—Por favor, recuérdame quién soy…
Me llamo Isabel y estoy en reconstrucción. Mi vida ha sido una acumulación de sinsentidos. Me la he labrado a conciencia y con alevosía.
Era preciosa, lista y tenía una inteligencia natural para intuir el pensamiento de los demás, saqué provecho de todo ello y fría, como un diamante en una vitrina, fui dejando cadáveres a mi paso. Tengo treinta y dos años; esos cadáveres me observan cada día clavando sus miradas en mi nuca y punzando con ellas lo más recóndito de lo que, poco a poco, voy recuperando de mí.
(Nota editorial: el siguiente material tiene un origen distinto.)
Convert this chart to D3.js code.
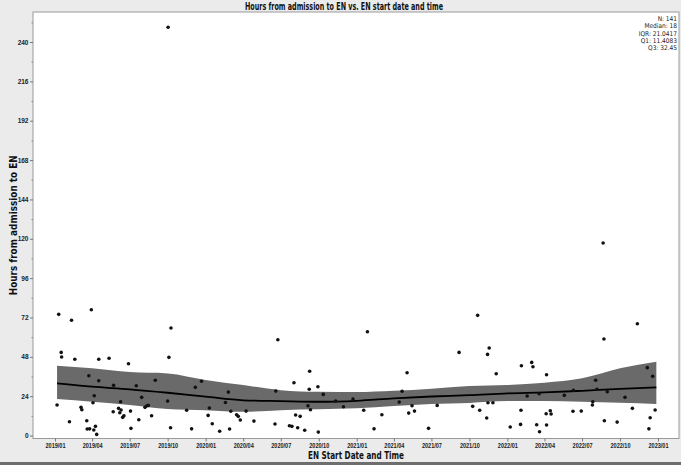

Mi actividad como agente patológico comenzó en el instituto, me ligué al profesor de filosofía que, además, era jefe de estudios y logré acabar el bachillerato prácticamente sin dar más golpe que el de mi espalda en su cama.
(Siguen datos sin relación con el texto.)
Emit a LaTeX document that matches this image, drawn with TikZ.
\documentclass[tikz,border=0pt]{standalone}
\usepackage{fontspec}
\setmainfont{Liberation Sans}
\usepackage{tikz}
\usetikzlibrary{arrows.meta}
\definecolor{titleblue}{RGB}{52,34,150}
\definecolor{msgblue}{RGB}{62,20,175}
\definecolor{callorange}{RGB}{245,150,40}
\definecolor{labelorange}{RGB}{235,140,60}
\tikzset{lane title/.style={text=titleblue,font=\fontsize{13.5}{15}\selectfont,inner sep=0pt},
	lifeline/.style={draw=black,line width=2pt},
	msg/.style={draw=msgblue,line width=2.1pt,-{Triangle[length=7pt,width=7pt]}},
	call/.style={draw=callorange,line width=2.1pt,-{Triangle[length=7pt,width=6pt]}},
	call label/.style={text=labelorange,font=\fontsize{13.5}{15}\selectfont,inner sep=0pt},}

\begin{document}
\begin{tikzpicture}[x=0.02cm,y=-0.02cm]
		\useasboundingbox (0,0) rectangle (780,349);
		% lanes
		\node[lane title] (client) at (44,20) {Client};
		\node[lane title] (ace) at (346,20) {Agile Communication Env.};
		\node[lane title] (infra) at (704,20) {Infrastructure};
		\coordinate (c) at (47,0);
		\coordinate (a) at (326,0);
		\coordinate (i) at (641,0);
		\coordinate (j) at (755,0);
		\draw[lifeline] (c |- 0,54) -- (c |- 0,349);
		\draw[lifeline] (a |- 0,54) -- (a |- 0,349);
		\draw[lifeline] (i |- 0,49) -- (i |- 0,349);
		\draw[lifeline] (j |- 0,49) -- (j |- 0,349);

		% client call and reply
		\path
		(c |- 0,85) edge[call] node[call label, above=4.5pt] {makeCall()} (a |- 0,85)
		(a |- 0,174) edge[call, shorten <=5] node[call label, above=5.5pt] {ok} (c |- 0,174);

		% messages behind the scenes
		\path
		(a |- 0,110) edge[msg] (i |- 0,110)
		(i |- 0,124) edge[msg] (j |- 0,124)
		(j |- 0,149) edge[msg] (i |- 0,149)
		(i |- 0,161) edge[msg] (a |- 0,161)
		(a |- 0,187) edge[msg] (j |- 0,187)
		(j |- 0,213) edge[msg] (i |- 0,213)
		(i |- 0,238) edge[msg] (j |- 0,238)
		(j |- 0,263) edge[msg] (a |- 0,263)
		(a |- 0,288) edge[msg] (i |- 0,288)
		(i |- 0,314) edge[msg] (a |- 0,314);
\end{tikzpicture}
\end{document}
En la facultad me acerqué a los diversos grupos más o menos progresistas de la época y me introduje en ambientes algo sórdidos; en ellos comencé a coquetear con las drogas y el alcohol, ya era desinhibida pero aun lo fui más y, como todos, decía:”Yo controlo, no hay problema”.
Acabé Económicas y encontré trabajo en una consultoría, encadenaba éxito tras éxito dejando tras de mí una estela de seres a los que pisaba, empujaba y apartaba, después de utilizarlos a mi conveniencia. La diosa fortuna me sonreía, prodigándome dinero y elogios. Al rítmico sonido del dinero fácil mucha gente se dejaba llevar por mis juicios, ideas e inversiones sin sentido, arriesgadas y, en muchas ocasiones, totalmente descabelladas, todas ellas producto del concepto distorsionado que yo tenía de mí misma. Me consideraba un genio de las finanzas y de la vida, los demás eran unos melifluos y cobardes. La bebida formaba una parte festiva e importante de mi vida. En ese torbellino sin control, tuve la oportunidad de hacerme con una pléyade de amigos ocasionales y de enemigos permanentes.
Inmersa en la nebulosa del alcohol comenzaba a tomar cada vez decisiones más inconscientes y arriesgadas. Era la época del alza ficticia de las Tecnológicas, al poco tiempo aquello cayó como un castillo de naipes y yo con él. No pasaba nada, cada contratiempo se hacía menor con tres o cuatro copas de vodka que, además de embotarme el cerebro y evitar que pensara, no dejaba aliento a alcohol, no olía, el único aspecto de la bebida que yo detestaba.
Perdí mi trabajo y empezó el desguace, la caída libre, mi camino hacia el inframundo. Los amigos ocasionales desaparecieron y el alcohol se convirtió en mi compañero, en mi obsesión; por una copa era capaz de cualquier cosa, mi deterioro físico y mental avanzaba lenta, pero inexorablemente. El único pensamiento algo lúcido era cómo conseguir la siguiente dosis de alcohol.
Un día amanecí en la calle medio desnuda, en un lugar desconocido para mí, era incapaz de moverme del suelo y de mi piel salían infinidad de insectos alados, negros y de ojos brillantes… comencé a gritar y lo siguiente que recuerdo es estar atada con unas cintas de cuero que cortaban mis muñecas, a los laterales de la cama de un hospital.
Cuando salí de allí llegué a lo que quedaba de mi casa y me miré al espejo… me devolvió una imagen tremenda a la que dije: “Por favor, recuérdame quién soy…” había tocado fondo; un fondo tan profundo del que intento salir.